SOURCE MATERIAL:
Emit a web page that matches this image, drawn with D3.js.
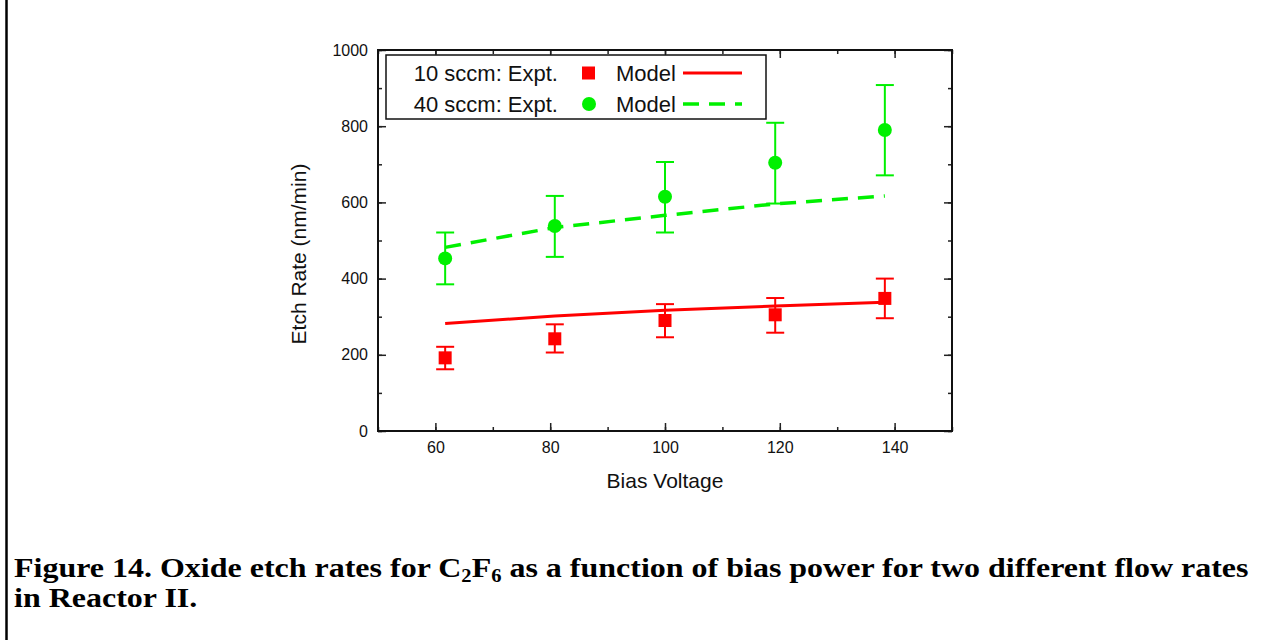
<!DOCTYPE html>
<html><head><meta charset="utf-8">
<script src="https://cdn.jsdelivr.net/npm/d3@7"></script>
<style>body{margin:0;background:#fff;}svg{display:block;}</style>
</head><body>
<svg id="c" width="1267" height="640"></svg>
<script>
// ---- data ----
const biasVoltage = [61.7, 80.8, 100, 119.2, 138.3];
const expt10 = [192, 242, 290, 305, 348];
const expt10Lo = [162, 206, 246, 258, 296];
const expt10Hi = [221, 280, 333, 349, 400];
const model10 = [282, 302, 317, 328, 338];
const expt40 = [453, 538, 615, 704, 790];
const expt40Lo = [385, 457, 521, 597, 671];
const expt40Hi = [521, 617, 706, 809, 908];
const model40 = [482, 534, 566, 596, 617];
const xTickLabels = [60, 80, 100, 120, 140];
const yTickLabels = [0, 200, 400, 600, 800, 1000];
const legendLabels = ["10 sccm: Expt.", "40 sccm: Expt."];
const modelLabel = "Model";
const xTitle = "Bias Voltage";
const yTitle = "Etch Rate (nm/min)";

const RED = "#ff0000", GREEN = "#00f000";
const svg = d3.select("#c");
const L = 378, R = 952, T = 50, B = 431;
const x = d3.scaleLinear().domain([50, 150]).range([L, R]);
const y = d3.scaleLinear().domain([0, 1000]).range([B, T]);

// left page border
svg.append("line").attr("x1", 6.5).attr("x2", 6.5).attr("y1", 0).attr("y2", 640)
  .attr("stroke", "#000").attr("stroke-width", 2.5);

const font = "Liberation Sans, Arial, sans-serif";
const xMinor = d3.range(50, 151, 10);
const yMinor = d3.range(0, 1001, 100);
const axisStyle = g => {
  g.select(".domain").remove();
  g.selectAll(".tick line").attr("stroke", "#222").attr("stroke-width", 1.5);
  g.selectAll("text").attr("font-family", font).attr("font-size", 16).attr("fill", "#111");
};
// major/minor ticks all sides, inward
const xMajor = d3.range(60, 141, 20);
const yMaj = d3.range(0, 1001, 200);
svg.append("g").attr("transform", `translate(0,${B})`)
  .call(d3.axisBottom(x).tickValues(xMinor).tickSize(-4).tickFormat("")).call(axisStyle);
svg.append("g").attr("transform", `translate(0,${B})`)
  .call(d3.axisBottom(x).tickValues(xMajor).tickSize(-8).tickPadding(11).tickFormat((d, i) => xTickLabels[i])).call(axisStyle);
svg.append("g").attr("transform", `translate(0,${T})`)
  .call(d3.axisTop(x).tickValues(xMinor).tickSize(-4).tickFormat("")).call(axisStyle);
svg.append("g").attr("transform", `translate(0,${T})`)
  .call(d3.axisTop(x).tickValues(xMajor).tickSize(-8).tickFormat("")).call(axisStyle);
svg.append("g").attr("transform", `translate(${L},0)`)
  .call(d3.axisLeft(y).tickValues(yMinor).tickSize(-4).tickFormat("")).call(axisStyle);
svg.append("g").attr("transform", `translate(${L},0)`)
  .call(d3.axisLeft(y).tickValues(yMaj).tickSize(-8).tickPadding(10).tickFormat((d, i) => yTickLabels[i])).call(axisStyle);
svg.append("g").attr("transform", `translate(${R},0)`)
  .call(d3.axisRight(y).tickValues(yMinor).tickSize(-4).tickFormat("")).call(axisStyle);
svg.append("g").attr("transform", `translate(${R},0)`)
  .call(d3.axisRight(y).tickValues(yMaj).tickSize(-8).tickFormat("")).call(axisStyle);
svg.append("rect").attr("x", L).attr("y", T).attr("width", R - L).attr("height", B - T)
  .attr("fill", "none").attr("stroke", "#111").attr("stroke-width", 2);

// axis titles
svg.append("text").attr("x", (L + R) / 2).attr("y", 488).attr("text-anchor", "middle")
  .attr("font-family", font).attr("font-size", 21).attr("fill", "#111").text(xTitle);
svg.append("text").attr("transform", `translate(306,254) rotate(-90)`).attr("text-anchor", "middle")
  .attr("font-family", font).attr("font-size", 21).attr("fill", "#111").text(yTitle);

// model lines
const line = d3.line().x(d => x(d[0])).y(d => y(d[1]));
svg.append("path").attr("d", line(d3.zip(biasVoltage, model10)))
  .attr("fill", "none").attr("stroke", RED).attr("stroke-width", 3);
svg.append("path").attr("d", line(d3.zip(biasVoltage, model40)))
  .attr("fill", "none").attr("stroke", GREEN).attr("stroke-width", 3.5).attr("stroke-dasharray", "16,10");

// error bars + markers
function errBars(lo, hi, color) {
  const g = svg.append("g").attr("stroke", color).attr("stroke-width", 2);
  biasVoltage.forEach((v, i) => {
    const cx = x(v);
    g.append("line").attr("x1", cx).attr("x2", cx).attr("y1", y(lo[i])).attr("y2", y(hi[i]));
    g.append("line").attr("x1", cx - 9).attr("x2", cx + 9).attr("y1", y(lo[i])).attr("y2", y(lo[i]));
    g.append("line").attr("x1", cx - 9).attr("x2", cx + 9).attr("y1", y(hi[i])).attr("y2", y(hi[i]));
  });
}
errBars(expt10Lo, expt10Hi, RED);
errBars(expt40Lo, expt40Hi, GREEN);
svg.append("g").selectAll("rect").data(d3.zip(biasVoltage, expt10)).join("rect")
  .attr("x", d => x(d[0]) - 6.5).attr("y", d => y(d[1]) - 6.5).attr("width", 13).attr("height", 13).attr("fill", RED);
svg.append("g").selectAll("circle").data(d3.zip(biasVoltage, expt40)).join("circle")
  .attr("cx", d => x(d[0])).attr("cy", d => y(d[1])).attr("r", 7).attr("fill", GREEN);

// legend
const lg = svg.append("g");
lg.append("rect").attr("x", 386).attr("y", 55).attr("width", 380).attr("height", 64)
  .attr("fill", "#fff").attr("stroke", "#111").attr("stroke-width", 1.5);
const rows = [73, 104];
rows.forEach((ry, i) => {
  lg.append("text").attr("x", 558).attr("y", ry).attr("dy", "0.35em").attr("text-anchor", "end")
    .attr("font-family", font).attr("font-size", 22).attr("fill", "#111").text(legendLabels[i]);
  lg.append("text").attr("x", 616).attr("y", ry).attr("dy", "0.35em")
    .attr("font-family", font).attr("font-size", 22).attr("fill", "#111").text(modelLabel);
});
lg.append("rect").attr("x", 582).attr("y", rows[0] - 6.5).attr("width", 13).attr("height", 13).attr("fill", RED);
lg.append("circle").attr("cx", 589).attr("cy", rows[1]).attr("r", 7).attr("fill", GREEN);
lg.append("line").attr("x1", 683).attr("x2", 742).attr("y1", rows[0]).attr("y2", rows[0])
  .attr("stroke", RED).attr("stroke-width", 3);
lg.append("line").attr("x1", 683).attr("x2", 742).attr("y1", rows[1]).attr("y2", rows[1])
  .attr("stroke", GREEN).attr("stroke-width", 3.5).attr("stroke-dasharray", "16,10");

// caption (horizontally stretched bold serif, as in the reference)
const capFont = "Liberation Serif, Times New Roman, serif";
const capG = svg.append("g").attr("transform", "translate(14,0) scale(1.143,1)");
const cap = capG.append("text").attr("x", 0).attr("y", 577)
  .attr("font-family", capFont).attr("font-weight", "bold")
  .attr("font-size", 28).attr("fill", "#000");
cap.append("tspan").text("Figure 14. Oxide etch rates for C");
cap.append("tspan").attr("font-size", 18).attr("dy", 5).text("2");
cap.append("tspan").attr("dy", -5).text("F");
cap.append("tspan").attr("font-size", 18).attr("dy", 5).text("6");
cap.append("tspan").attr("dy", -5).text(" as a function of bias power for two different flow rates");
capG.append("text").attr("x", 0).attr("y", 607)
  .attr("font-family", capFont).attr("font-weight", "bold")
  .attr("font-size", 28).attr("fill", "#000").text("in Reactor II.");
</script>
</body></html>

SHORT PROBLEM: Repeat the full listing above exactly, with no pictures in the copy.

REPLY:
Emit a web page that matches this image, drawn with D3.js.
<!DOCTYPE html>
<html><head><meta charset="utf-8">
<script src="https://cdn.jsdelivr.net/npm/d3@7"></script>
<style>body{margin:0;background:#fff;}svg{display:block;}</style>
</head><body>
<svg id="c" width="1267" height="640"></svg>
<script>
// ---- data ----
const biasVoltage = [61.7, 80.8, 100, 119.2, 138.3];
const expt10 = [192, 242, 290, 305, 348];
const expt10Lo = [162, 206, 246, 258, 296];
const expt10Hi = [221, 280, 333, 349, 400];
const model10 = [282, 302, 317, 328, 338];
const expt40 = [453, 538, 615, 704, 790];
const expt40Lo = [385, 457, 521, 597, 671];
const expt40Hi = [521, 617, 706, 809, 908];
const model40 = [482, 534, 566, 596, 617];
const xTickLabels = [60, 80, 100, 120, 140];
const yTickLabels = [0, 200, 400, 600, 800, 1000];
const legendLabels = ["10 sccm: Expt.", "40 sccm: Expt."];
const modelLabel = "Model";
const xTitle = "Bias Voltage";
const yTitle = "Etch Rate (nm/min)";

const RED = "#ff0000", GREEN = "#00f000";
const svg = d3.select("#c");
const L = 378, R = 952, T = 50, B = 431;
const x = d3.scaleLinear().domain([50, 150]).range([L, R]);
const y = d3.scaleLinear().domain([0, 1000]).range([B, T]);

// left page border
svg.append("line").attr("x1", 6.5).attr("x2", 6.5).attr("y1", 0).attr("y2", 640)
  .attr("stroke", "#000").attr("stroke-width", 2.5);

const font = "Liberation Sans, Arial, sans-serif";
const xMinor = d3.range(50, 151, 10);
const yMinor = d3.range(0, 1001, 100);
const axisStyle = g => {
  g.select(".domain").remove();
  g.selectAll(".tick line").attr("stroke", "#222").attr("stroke-width", 1.5);
  g.selectAll("text").attr("font-family", font).attr("font-size", 16).attr("fill", "#111");
};
// major/minor ticks all sides, inward
const xMajor = d3.range(60, 141, 20);
const yMaj = d3.range(0, 1001, 200);
svg.append("g").attr("transform", `translate(0,${B})`)
  .call(d3.axisBottom(x).tickValues(xMinor).tickSize(-4).tickFormat("")).call(axisStyle);
svg.append("g").attr("transform", `translate(0,${B})`)
  .call(d3.axisBottom(x).tickValues(xMajor).tickSize(-8).tickPadding(11).tickFormat((d, i) => xTickLabels[i])).call(axisStyle);
svg.append("g").attr("transform", `translate(0,${T})`)
  .call(d3.axisTop(x).tickValues(xMinor).tickSize(-4).tickFormat("")).call(axisStyle);
svg.append("g").attr("transform", `translate(0,${T})`)
  .call(d3.axisTop(x).tickValues(xMajor).tickSize(-8).tickFormat("")).call(axisStyle);
svg.append("g").attr("transform", `translate(${L},0)`)
  .call(d3.axisLeft(y).tickValues(yMinor).tickSize(-4).tickFormat("")).call(axisStyle);
svg.append("g").attr("transform", `translate(${L},0)`)
  .call(d3.axisLeft(y).tickValues(yMaj).tickSize(-8).tickPadding(10).tickFormat((d, i) => yTickLabels[i])).call(axisStyle);
svg.append("g").attr("transform", `translate(${R},0)`)
  .call(d3.axisRight(y).tickValues(yMinor).tickSize(-4).tickFormat("")).call(axisStyle);
svg.append("g").attr("transform", `translate(${R},0)`)
  .call(d3.axisRight(y).tickValues(yMaj).tickSize(-8).tickFormat("")).call(axisStyle);
svg.append("rect").attr("x", L).attr("y", T).attr("width", R - L).attr("height", B - T)
  .attr("fill", "none").attr("stroke", "#111").attr("stroke-width", 2);

// axis titles
svg.append("text").attr("x", (L + R) / 2).attr("y", 488).attr("text-anchor", "middle")
  .attr("font-family", font).attr("font-size", 21).attr("fill", "#111").text(xTitle);
svg.append("text").attr("transform", `translate(306,254) rotate(-90)`).attr("text-anchor", "middle")
  .attr("font-family", font).attr("font-size", 21).attr("fill", "#111").text(yTitle);

// model lines
const line = d3.line().x(d => x(d[0])).y(d => y(d[1]));
svg.append("path").attr("d", line(d3.zip(biasVoltage, model10)))
  .attr("fill", "none").attr("stroke", RED).attr("stroke-width", 3);
svg.append("path").attr("d", line(d3.zip(biasVoltage, model40)))
  .attr("fill", "none").attr("stroke", GREEN).attr("stroke-width", 3.5).attr("stroke-dasharray", "16,10");

// error bars + markers
function errBars(lo, hi, color) {
  const g = svg.append("g").attr("stroke", color).attr("stroke-width", 2);
  biasVoltage.forEach((v, i) => {
    const cx = x(v);
    g.append("line").attr("x1", cx).attr("x2", cx).attr("y1", y(lo[i])).attr("y2", y(hi[i]));
    g.append("line").attr("x1", cx - 9).attr("x2", cx + 9).attr("y1", y(lo[i])).attr("y2", y(lo[i]));
    g.append("line").attr("x1", cx - 9).attr("x2", cx + 9).attr("y1", y(hi[i])).attr("y2", y(hi[i]));
  });
}
errBars(expt10Lo, expt10Hi, RED);
errBars(expt40Lo, expt40Hi, GREEN);
svg.append("g").selectAll("rect").data(d3.zip(biasVoltage, expt10)).join("rect")
  .attr("x", d => x(d[0]) - 6.5).attr("y", d => y(d[1]) - 6.5).attr("width", 13).attr("height", 13).attr("fill", RED);
svg.append("g").selectAll("circle").data(d3.zip(biasVoltage, expt40)).join("circle")
  .attr("cx", d => x(d[0])).attr("cy", d => y(d[1])).attr("r", 7).attr("fill", GREEN);

// legend
const lg = svg.append("g");
lg.append("rect").attr("x", 386).attr("y", 55).attr("width", 380).attr("height", 64)
  .attr("fill", "#fff").attr("stroke", "#111").attr("stroke-width", 1.5);
const rows = [73, 104];
rows.forEach((ry, i) => {
  lg.append("text").attr("x", 558).attr("y", ry).attr("dy", "0.35em").attr("text-anchor", "end")
    .attr("font-family", font).attr("font-size", 22).attr("fill", "#111").text(legendLabels[i]);
  lg.append("text").attr("x", 616).attr("y", ry).attr("dy", "0.35em")
    .attr("font-family", font).attr("font-size", 22).attr("fill", "#111").text(modelLabel);
});
lg.append("rect").attr("x", 582).attr("y", rows[0] - 6.5).attr("width", 13).attr("height", 13).attr("fill", RED);
lg.append("circle").attr("cx", 589).attr("cy", rows[1]).attr("r", 7).attr("fill", GREEN);
lg.append("line").attr("x1", 683).attr("x2", 742).attr("y1", rows[0]).attr("y2", rows[0])
  .attr("stroke", RED).attr("stroke-width", 3);
lg.append("line").attr("x1", 683).attr("x2", 742).attr("y1", rows[1]).attr("y2", rows[1])
  .attr("stroke", GREEN).attr("stroke-width", 3.5).attr("stroke-dasharray", "16,10");

// caption (horizontally stretched bold serif, as in the reference)
const capFont = "Liberation Serif, Times New Roman, serif";
const capG = svg.append("g").attr("transform", "translate(14,0) scale(1.143,1)");
const cap = capG.append("text").attr("x", 0).attr("y", 577)
  .attr("font-family", capFont).attr("font-weight", "bold")
  .attr("font-size", 28).attr("fill", "#000");
cap.append("tspan").text("Figure 14. Oxide etch rates for C");
cap.append("tspan").attr("font-size", 18).attr("dy", 5).text("2");
cap.append("tspan").attr("dy", -5).text("F");
cap.append("tspan").attr("font-size", 18).attr("dy", 5).text("6");
cap.append("tspan").attr("dy", -5).text(" as a function of bias power for two different flow rates");
capG.append("text").attr("x", 0).attr("y", 607)
  .attr("font-family", capFont).attr("font-weight", "bold")
  .attr("font-size", 28).attr("fill", "#000").text("in Reactor II.");
</script>
</body></html>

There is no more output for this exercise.